-- Raw data --
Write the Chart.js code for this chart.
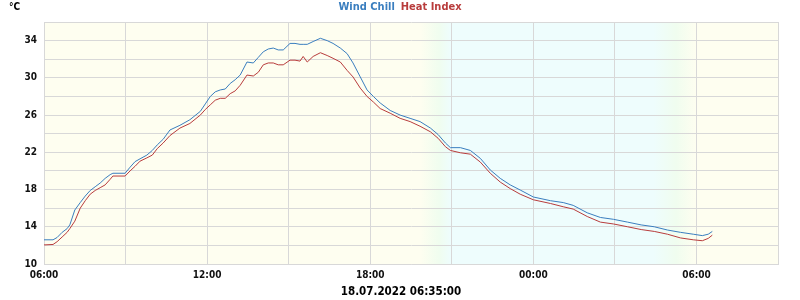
<!DOCTYPE html>
<html>
<head>
<meta charset="utf-8">
<script src="https://cdn.jsdelivr.net/npm/chart.js@4.4.1/dist/chart.umd.min.js"></script>
<style>
  html, body { margin: 0; padding: 0; background: #ffffff; }
  #wrap { width: 800px; height: 300px; }
</style>
</head>
<body>
<div id="wrap"><canvas id="tempChart" width="800" height="300"></canvas></div>
<script>
// minutes since 06:00 (17.07.2022) for every reading
const minutes = [0, 20, 29, 40, 51, 57, 68, 80, 91, 102, 113, 124, 135, 146, 152, 179, 190, 201, 212, 227,
    239, 250, 263, 278, 300, 322, 345, 356, 367, 378, 389, 400, 411, 422, 433, 448, 462, 473, 484, 495,
    506, 517, 528, 543, 554, 565, 572, 581, 594, 610, 625, 638, 654, 669, 682, 698, 713, 727, 742, 764,
    786, 808, 830, 853, 870, 886, 897, 919, 941, 963, 985, 1007, 1029, 1051, 1080, 1118, 1146, 1168, 1199, 1228,
    1257, 1288, 1318, 1347, 1376, 1405, 1433, 1453, 1466, 1475];

const windChill = [12.6, 12.6, 12.85, 13.4, 13.8, 14.2, 15.8, 16.6, 17.3, 17.9, 18.3, 18.7, 19.2, 19.6, 19.75, 19.75, 20.4, 21.0, 21.3, 21.7,
    22.2, 22.8, 23.4, 24.4, 24.9, 25.5, 26.4, 27.2, 28.0, 28.5, 28.7, 28.8, 29.4, 29.8, 30.3, 31.7, 31.6, 32.2, 32.8, 33.1,
    33.2, 33.0, 33.0, 33.7, 33.7, 33.6, 33.6, 33.6, 33.9, 34.25, 34.0, 33.7, 33.2, 32.6, 31.6, 30.1, 28.7, 28.0, 27.3, 26.5,
    26.0, 25.65, 25.3, 24.6, 23.9, 23.0, 22.5, 22.5, 22.2, 21.35, 20.1, 19.2, 18.5, 17.95, 17.2, 16.8, 16.6, 16.3, 15.5, 15.0,
    14.8, 14.5, 14.2, 14.0, 13.65, 13.4, 13.2, 13.05, 13.2, 13.5];

const heatIndex = [12.05, 12.1, 12.4, 12.9, 13.4, 13.8, 14.6, 16.0, 16.8, 17.5, 17.9, 18.2, 18.5, 19.1, 19.45, 19.45, 20.0, 20.5, 21.05, 21.4,
    21.7, 22.4, 23.0, 23.8, 24.6, 25.1, 26.0, 26.6, 27.1, 27.6, 27.8, 27.8, 28.3, 28.6, 29.2, 30.3, 30.2, 30.6, 31.4, 31.6,
    31.6, 31.4, 31.4, 31.9, 31.9, 31.8, 32.3, 31.7, 32.3, 32.7, 32.4, 32.1, 31.7, 30.8, 30.1, 28.9, 28.0, 27.4, 26.7, 26.2,
    25.65, 25.3, 24.8, 24.2, 23.5, 22.6, 22.2, 21.95, 21.8, 20.95, 19.75, 18.8, 18.1, 17.5, 16.9, 16.5, 16.15, 15.9, 15.1, 14.5,
    14.3, 14.0, 13.7, 13.5, 13.2, 12.8, 12.6, 12.5, 12.75, 13.1];

// x tick labels every 6 hours, starting 06:00
const hourLabels = ["06:00", "12:00", "18:00", "00:00", "06:00"];
const seriesNames = ["Wind Chill", "Heat Index"];
const stampText = "18.07.2022 06:35:00";
const unitText = "\u00B0C";

const FONT = "'DejaVu Sans Condensed', 'DejaVu Sans', sans-serif";
const BLUE = "#3a7ebf";
const RED = "#b83c3c";

// night shading (yellow day, cyan night with greenish twilight) + header/footer texts
const nightBackground = {
    id: "nightBackground",
    beforeDraw(chart) {
        const { ctx, chartArea: a, scales: { x } } = chart;
        const w = a.right - a.left;
        const stop = (m) => Math.min(1, Math.max(0, (x.getPixelForValue(m) - a.left) / w));
        const g = ctx.createLinearGradient(a.left, 0, a.right, 0);
        g.addColorStop(0, "#fefef0");
        g.addColorStop(stop(830), "#fefef0");
        g.addColorStop(stop(872), "#f0fdef");
        g.addColorStop(stop(898), "#eefdfd");
        g.addColorStop(stop(1345), "#eefdfd");
        g.addColorStop(stop(1395), "#f0fdef");
        g.addColorStop(stop(1440), "#fefef0");
        g.addColorStop(1, "#fefef0");
        ctx.save();
        ctx.fillStyle = g;
        ctx.fillRect(a.left, a.top, w, a.bottom - a.top);
        ctx.restore();
    },
    afterDraw(chart) {
        const { ctx } = chart;
        ctx.save();
        ctx.textBaseline = "middle";
        ctx.textAlign = "left";
        ctx.fillStyle = "#000";
        ctx.font = "bold 10px " + FONT;
        ctx.fillText(unitText, 9, 7);

        ctx.font = "bold 11px " + FONT;
        const gap = 6;
        const widths = seriesNames.map((t) => ctx.measureText(t).width);
        let xPos = 400 - (widths[0] + gap + widths[1]) / 2;
        const colors = chart.data.datasets.map((d) => d.borderColor);
        seriesNames.forEach((t, i) => {
            ctx.fillStyle = colors[i];
            ctx.fillText(t, xPos, 7);
            xPos += widths[i] + gap;
        });

        ctx.fillStyle = "#000";
        ctx.textAlign = "center";
        ctx.font = "bold 11.5px " + FONT;
        ctx.fillText(stampText, 401, 292);
        ctx.restore();
    }
};

const ctx = document.getElementById("tempChart").getContext("2d");

new Chart(ctx, {
    type: "line",
    plugins: [nightBackground],
    data: {
        datasets: [
            {
                label: seriesNames[0],
                data: minutes.map((m, i) => ({ x: m, y: windChill[i] })),
                borderColor: BLUE,
                borderWidth: 1,
                pointRadius: 0,
                tension: 0,
                fill: false
            },
            {
                label: seriesNames[1],
                data: minutes.map((m, i) => ({ x: m, y: heatIndex[i] })),
                borderColor: RED,
                borderWidth: 1,
                pointRadius: 0,
                tension: 0,
                fill: false
            }
        ]
    },
    options: {
        responsive: false,
        animation: false,
        layout: { padding: { left: 0, right: 22, top: 22, bottom: 0 } },
        plugins: {
            tooltip: { enabled: false },
            legend: { display: false }
        },
        scales: {
            x: {
                type: "linear",
                min: 0,
                max: 1620,
                afterFit: (s) => { s.height = 36; },
                grid: { color: "#d8d8d8", drawTicks: false },
                border: { color: "#d8d8d8" },
                ticks: {
                    stepSize: 180,
                    padding: 5,
                    maxRotation: 0,
                    autoSkip: false,
                    color: "#111",
                    font: { family: FONT, size: 10, weight: "bold" },
                    callback: (v) => (v % 360 === 0 ? hourLabels[v / 360] : "")
                }
            },
            y: {
                min: 10,
                max: 36,
                afterFit: (s) => { s.width = 44; },
                grid: { color: "#d8d8d8", drawTicks: false },
                border: { color: "#d8d8d8" },
                ticks: {
                    stepSize: 2,
                    padding: 7,
                    color: "#111",
                    font: { family: FONT, size: 10, weight: "bold" },
                    callback: (v) => ((v - 10) % 4 === 0 ? String(v) : "")
                }
            }
        }
    }
});
</script>
</body>
</html>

-- Instructions for the task --
Leave out the pictures and repeat the lines from the start of the material through the line with "1257, 1288, 1318, 1347, 1376, 1405, 1433, 1453, 1466, 1475];", inclusive.

-- Solution to the problem --
Write the Chart.js code for this chart.
<!DOCTYPE html>
<html>
<head>
<meta charset="utf-8">
<script src="https://cdn.jsdelivr.net/npm/chart.js@4.4.1/dist/chart.umd.min.js"></script>
<style>
  html, body { margin: 0; padding: 0; background: #ffffff; }
  #wrap { width: 800px; height: 300px; }
</style>
</head>
<body>
<div id="wrap"><canvas id="tempChart" width="800" height="300"></canvas></div>
<script>
// minutes since 06:00 (17.07.2022) for every reading
const minutes = [0, 20, 29, 40, 51, 57, 68, 80, 91, 102, 113, 124, 135, 146, 152, 179, 190, 201, 212, 227,
    239, 250, 263, 278, 300, 322, 345, 356, 367, 378, 389, 400, 411, 422, 433, 448, 462, 473, 484, 495,
    506, 517, 528, 543, 554, 565, 572, 581, 594, 610, 625, 638, 654, 669, 682, 698, 713, 727, 742, 764,
    786, 808, 830, 853, 870, 886, 897, 919, 941, 963, 985, 1007, 1029, 1051, 1080, 1118, 1146, 1168, 1199, 1228,
    1257, 1288, 1318, 1347, 1376, 1405, 1433, 1453, 1466, 1475];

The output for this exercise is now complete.